Here is the signature of our Polyhedron
constructor:
public Polyhedron(Vector3[] corners, int[][] faces, Color color)
We pass in two data structures that together define the shape of our polyhedron in a simple, natural way. Inside the constructor, we call a helper method to triangulate the faces and create the vertex buffer (we’re not using an index buffer here):
private static VertexPositionNormalTexture[] CreateVertices
(Vector3[] corners, int[][] faces)
{
int triangleCount = 0;
foreach (int[] face in faces)
triangleCount += face.Length - 2;
VertexPositionNormalTexture[] vertices =
new VertexPositionNormalTexture[triangleCount * 3];
int i = 0;
foreach (int[] face in faces)
{
for (int j = 0; j < face.Length - 2; j++)
{
vertices[i++] = new VertexPositionNormalTexture
(corners[face[0]], Vector3.Zero, Vector2.Zero);
vertices[i++] = new VertexPositionNormalTexture
(corners[face[j + 1]], Vector3.Zero, Vector2.Zero);
vertices[i++] = new VertexPositionNormalTexture
(corners[face[j + 2]], Vector3.Zero, Vector2.Zero);
}
Vector3 vectorA = vertices[i - 1].Position - vertices[i - 3].Position;
Vector3 vectorB = vertices[i - 1].Position - vertices[i - 2].Position;
Vector3 normal = Vector3.Cross(vectorB, vectorA);
for (int j = 0; j < (face.Length - 2) * 3; j++)
vertices[i - 1 - j].Normal = normal;
}
return vertices;
}
This very useful function doesn’t have too many lines of code and it should be possible to work out how it works. But there are a couple of things that are worth highlighting.
Calculating Normals
The first is that we use the Vector3.Cross()
method to calculate the normal vector for each face, we use two arbitrary triangle edges within the face to pass into the Cross()
method. In mathematical language: the cross product of two vectors is the normal to the plane defined by those vectors. Once we’ve calculated the normal for a face, we update all the vertices of all the triangles in that face with the calculated normal.
Triangle Vertex Order
The second thing to note is that in this type of code, where we are automatically generating triangles, we need to be very careful to get the vertex order of each triangle correct. In the 3D world, triangles have a front face and a back face, and the rendering process needs to know which is which - both lighting calculations and back-face culling depend on it.

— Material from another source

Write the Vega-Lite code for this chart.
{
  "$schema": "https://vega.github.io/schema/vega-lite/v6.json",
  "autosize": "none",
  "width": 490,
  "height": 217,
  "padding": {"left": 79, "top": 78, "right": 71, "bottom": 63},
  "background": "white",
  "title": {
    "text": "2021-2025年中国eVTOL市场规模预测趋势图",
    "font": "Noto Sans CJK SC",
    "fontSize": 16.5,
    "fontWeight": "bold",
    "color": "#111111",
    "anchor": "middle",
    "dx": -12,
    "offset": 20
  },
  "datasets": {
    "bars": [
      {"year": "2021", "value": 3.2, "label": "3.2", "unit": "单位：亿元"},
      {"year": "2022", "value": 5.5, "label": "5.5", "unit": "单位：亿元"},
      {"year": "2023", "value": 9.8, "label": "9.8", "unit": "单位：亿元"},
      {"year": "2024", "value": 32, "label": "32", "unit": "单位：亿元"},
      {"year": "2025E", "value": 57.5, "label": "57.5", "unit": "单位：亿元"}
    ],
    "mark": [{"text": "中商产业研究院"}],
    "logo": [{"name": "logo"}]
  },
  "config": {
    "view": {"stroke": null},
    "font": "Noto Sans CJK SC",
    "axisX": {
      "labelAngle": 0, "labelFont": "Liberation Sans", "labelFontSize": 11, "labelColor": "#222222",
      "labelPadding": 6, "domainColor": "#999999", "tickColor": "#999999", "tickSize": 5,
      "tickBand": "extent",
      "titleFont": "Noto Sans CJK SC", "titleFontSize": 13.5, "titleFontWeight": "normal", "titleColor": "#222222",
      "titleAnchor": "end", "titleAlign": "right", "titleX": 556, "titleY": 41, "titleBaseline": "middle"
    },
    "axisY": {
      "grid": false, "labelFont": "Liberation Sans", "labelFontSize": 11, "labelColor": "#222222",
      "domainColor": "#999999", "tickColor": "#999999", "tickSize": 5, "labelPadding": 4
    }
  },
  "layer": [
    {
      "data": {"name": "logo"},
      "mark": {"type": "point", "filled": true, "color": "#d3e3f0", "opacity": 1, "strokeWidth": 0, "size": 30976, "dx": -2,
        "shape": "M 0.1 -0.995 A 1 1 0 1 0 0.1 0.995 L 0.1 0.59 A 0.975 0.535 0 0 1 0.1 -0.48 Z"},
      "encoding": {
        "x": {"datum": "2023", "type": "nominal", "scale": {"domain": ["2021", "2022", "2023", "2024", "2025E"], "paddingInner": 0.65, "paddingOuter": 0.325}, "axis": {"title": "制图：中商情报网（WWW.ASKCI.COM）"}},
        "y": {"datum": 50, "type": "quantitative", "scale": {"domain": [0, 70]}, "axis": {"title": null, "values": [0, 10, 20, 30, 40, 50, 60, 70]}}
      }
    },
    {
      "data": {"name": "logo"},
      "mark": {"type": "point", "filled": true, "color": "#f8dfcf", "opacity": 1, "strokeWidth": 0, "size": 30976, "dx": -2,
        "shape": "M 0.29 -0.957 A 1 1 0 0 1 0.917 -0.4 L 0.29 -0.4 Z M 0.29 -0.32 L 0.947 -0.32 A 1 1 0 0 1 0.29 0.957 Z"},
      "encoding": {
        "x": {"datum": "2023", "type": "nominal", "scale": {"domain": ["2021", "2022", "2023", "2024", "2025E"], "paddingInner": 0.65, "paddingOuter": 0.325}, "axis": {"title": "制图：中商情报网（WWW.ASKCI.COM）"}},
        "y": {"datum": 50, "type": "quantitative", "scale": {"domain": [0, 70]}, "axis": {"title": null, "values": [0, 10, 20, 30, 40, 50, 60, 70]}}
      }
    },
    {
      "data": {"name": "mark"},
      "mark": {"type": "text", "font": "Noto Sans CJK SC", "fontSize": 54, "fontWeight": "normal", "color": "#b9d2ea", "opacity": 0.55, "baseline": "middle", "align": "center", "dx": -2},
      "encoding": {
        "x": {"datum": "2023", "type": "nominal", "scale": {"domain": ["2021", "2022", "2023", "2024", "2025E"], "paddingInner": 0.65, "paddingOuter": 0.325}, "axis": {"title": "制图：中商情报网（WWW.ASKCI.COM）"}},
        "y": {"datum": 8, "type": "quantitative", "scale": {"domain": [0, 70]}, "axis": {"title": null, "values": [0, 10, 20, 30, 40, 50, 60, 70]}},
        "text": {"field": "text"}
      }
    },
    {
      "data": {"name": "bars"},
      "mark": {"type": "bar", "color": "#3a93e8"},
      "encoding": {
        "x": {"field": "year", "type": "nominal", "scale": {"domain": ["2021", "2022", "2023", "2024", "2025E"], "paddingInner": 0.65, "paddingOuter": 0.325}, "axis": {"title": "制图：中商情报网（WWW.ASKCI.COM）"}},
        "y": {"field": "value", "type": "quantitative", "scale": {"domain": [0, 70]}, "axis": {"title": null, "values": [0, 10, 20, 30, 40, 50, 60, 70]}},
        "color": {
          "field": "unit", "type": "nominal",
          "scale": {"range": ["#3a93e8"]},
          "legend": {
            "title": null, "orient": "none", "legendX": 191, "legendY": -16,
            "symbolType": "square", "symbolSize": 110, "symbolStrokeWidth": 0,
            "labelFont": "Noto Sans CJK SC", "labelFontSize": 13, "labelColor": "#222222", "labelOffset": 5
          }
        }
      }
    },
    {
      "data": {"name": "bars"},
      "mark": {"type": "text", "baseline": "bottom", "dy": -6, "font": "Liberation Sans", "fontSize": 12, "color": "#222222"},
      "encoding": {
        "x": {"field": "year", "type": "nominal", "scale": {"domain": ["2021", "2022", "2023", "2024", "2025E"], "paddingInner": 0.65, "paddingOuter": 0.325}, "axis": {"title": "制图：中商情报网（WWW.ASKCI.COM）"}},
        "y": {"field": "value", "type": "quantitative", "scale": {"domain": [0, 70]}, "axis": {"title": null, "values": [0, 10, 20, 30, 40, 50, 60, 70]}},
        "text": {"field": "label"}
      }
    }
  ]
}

XNA uses a ‘clockwise’ convention to define the front face of triangles. In other words, if the three vertices, when read in the order that they appear in the vertex buffer (or the index buffer if we are using one) go in a clockwise direction around the triangle, then we are looking at the front face of the triangle. For our Polyhedron
class, we adopt the same convention for our polyhedron faces. This ensures that the front faces are on the outside of our solid objects.
The Main Page
With our general purpose
polyhedron
class in place, we can now create any number of different shaped polyhedrons by defining their geometries in a simple and natural way. The geometry definitions for the five platonic solids are in the
static Polyhedra
class.
The final enhancement to our program is that our main page now holds its 3D objects in an array so that it can iterate over them in the Draw
handler.
The setup code is now:
private void drawingSurface1_Loaded
(object sender, System.Windows.RoutedEventArgs e)
{
polyhedrons = new Polyhedron[]
{
new Polyhedron(Polyhedra.CubeCorners,
Polyhedra.CubeFaces, new Color(0, 0, 1f)),
new Polyhedron(Polyhedra.TetrahedronCorners,
Polyhedra.TetrahedronFaces, new Color(1f, 1f, 0)),
new Polyhedron(Polyhedra.OctahedronCorners,
Polyhedra.OctahedronFaces, new Color(0, 1f, 1f)),
new Polyhedron(Polyhedra.DodecahedronCorners,
Polyhedra.DodecahedronFaces, new Color(0, 1f, 0)),
new Polyhedron(Polyhedra.IcosahedronCorners,
Polyhedra.IcosahedronFaces, new Color(1f, 0, 0))
};
}
...and the Drawing code is now:
private void drawingSurface1_Draw(object sender, DrawEventArgs e)
{
GraphicsDevice g = GraphicsDeviceManager.Current.GraphicsDevice;
Matrix view = Matrix.CreateLookAt(new Vector3(0, 0, 8.0f), Vector3.Zero, Vector3.Up);
Matrix projection = Matrix.CreatePerspectiveFieldOfView
(0.85f, aspectRatio, 0.01f, 1000.0f);
Vector3 axis = new Vector3(-0.5f, 1, -0.5f);
axis.Normalize();
Matrix rotate1 = Matrix.CreateFromQuaternion
(Quaternion.CreateFromAxisAngle(axis, (float)e.TotalTime.TotalSeconds * 3));
Matrix translate = Matrix.CreateTranslation(2, 0, 0);
for (int i = 0; i < polyhedrons.Length; i++)
{
Matrix rotate2 = Matrix.CreateRotationZ
(i * MathHelper.TwoPi / 5 + (float)e.TotalTime.TotalSeconds / 3);
polyhedrons[i].World = rotate1 * translate * rotate2;
}
g.Clear(new Color(0.8f, 0.8f, 0.8f, 1.0f));
foreach (Polyhedron polyhedron in polyhedrons)
polyhedron.Draw(view, projection);
e.InvalidateSurface();
}
Conclusion
Even with all these enhancements in place, the entire program now comprises just 125 lines of code plus 150 lines of geometry definitions for the regular polyhedrons. This is quite impressive, and is a good illustration of the power of XNA.